Establishing prejudice

Prejudice is difficult for employers to establish, given that if it is accepted by an Arbitrator, the worker’s claim is dismissed. It is the responsibility of the employer to produce compelling factual evidence supporting its claim of prejudice.

The position commonly adopted by employers is that, if the claim had been made earlier, factual and medical investigations would have been undertaken in relation to the claim. From a factual perspective, it may be the case that witnesses of fact are no longer contactable or that records (such as surveillance footage) have been destroyed in the intervening period. From a medical perspective, it may be the case that an independent medical examination would have provided a clearer assessment of the injury at an earlier stage. Obviously, as the length of time between the alleged injury and the service of a claim increases, so does the strength of a potential defence pursuant to section 178(1)(b) of the Act.

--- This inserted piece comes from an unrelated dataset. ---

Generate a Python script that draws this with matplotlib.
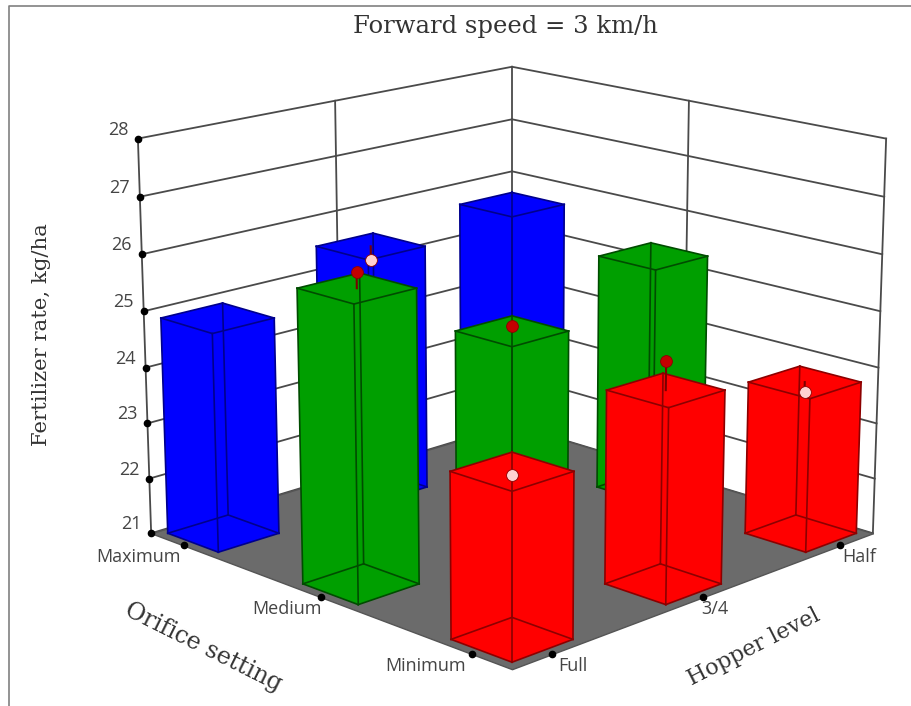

That said, the Courts in WA have confirmed that it is not enough for an employer claiming prejudice to merely assert that they “would have made further investigations into the existence and extent of the alleged injuries”. The employer must show “what those further investigations (if done) might have revealed” and “that those revelations are material and why it is no longer possible to obtain information of that kind”: Hunter v Morris (2000) WASCA 23.

Where no evidence of prejudice is able to be provided by an employer, a defence under section 178(1)(b) must fail. This is the case regardless of how old the alleged injury might be, and it follows that there may be (and have been) occasions where an employer is held liable to pay workers’ compensation in relation to an injury sustained many years prior.

In the case of Burswood Nominees Pty Ltd v Sharon Patricia Junior (C47 – 2007), the Magistrate determined that a delay of 15 years between the alleged injury and the service of a claim did not represent prejudice to the employer. The worker, a croupier, had first given notice her bilateral wrist and hand symptoms to her employer in 1991, but she did not make a claim for workers’ compensation until 15 March 2006.

Whilst her employer alleged prejudice in the defence of the claim due to the delay in the claim being made, the Magistrate determined that:

  1. no evidence of actual prejudice (as discussed above) had been relied upon; and, in any event
  2. although a claim for workers’ compensation had not been made at the time, the worker had attended her employer’s nursing post in relation to her work-related wrist symptoms in 1991, and as a consequence was prescribed alternative duties. This served as evidence that the employer knew about the injury at that time, and could have taken some action if necessary.
In practice

Whilst it is correct that a claim may be disputed where it is made more than 12 months after the date of an alleged injury, it is important for employers and insurers to appreciate that this defence is very difficult to establish at Arbitration.

Although there may be occasions where an employer genuinely has no knowledge of a work injury, and that the lapse of time has resulted in a real inability to obtain the factual or medical evidence necessary to defend the claim, those situations are rare. The onus is on the employer to show what that evidence might have revealed, why it is no longer able to be obtained and ultimately, how that has prejudiced its defence.

If an employer is aware of an injury being sustained at the time, it is not open to that employer to subsequently submit that they have been prejudiced in the defence of the resultant claim. This is significant for employers and should serve as an important reminder that accurate record keeping and injury management are vital to mitigating the risks that may be posed by future workers’ compensation claims (and assisting in their defence, where necessary).